Pour les beaux yeux d’Aloysia

Claude Javeau,

(Dans le commissariat du Premier Arrondissement, un inspecteur prend la déposition d’un jeune délinquant pris sur le fait de vouloir décrocher un tableau au Louvre.)

L’inspecteur

Nom, prénom, lieu et date de naissance, profession ?

Le délinquant

Mozart, Wolfgang-Gottlieb, aussi appelé « le Divin », né à Salzbourg, Autriche, le 27 janvier 1756, compositeur de musique, Monsieur l’Inspecteur.

L’inspecteur

Pour quelqu’un d’aussi vieux, vous m’avez l’air très jeune. Quant à « divin », vous ne me semblez pas avoir la tête de l’emploi. Plutôt celle d’un cambrioleur à la petite semaine.
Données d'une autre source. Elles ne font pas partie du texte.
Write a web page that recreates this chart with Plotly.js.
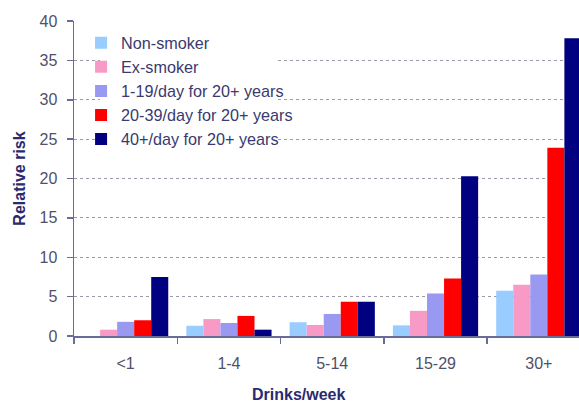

Et d’ailleurs, venons-en à nos moutons : on vous a surpris en train d’essayer de voler un tableau de Rambran[1], un Hollandais si je ne m’abuse, représentant une certaine Bethsabée. Reconnaissez-vous les faits ?

Le délinquant

Je les reconnais, Monsieur l’Inspecteur. Pour votre information, je précise que Bethsabée, épouse d’Urie, fut enlevée par le roi David qui fit assassiner son mari et qui eut d’elle quatre fils, dont Salomon.

L inspecteur

Ces histoires de famille ne m’intéressent pas. Pourquoi vouliez-vous voler ce tableau ?

Le délinquant

Pour l’offrir à Aloysia.

L’inspecteur

Aloysia, qui c’est, celle-là ?

Le délinquant

C’est ma belle-sœur, Monsieur l’Inspecteur, la sœur de mon épouse, Constance, née Weber.

L’inspecteur

Et pourquoi vouliez-vous lui offrir ce tableau, qui appartient à l’État français ?

Le délinquant

Parce que la femme qui y est représentée lui ressemble très fort. Je voulais lui faire croire que c’était son portrait, et que c’est moi qui l’avais peint.

L’inspecteur

Elle ressemble vraiment à cette femme, votre Aloysia ? Un peu grassouillette, non ?

Le délinquant

Peut-être. Mais de beaux petits seins, non ? La vérité est que je suis amoureux fou d’Aloysia, et que je ferais tout pour lui plaire.

L’inspecteur

Amoureux de votre belle-sœur ! Bon, après tout, cela vous regarde. Mais comment savez-vous que cette Bethsabée est le portrait craché de votre belle-sœur ? Vous l’avez vue nue, votre belle-sœur ?

Le délinquant

Oui, Monsieur l’inspecteur. Je l’ai regardée par le trou de la serrure alors qu’elle prenait son bain.

L’inspecteur

Drôles de mœurs, mais là n’est pas le problème. Vous reconnaissez avoir essayé de voler ce tableau de Rambran, je vais vous mettre en cellule en attendant la suite des opérations. C’est le juge d’instruction qui décidera. À première vue, vous n’avez pas causé beaucoup de dégâts, mais avec les juges, on ne sait jamais.

Le délinquant

Faites votre métier, Monsieur l’Inspecteur.

L’inspecteur

Allons, au trou ! Mais dites-moi, Monsieur Mozart, quel genre de musique composez-vous ?

Le délinquant

J’écris des petites musiques de nuit et des marches turques, des choses comme ça.

L’inspecteur

Chacun ses goûts. Moi, ce que je préfère, c’est les chansons genre Céline Dion.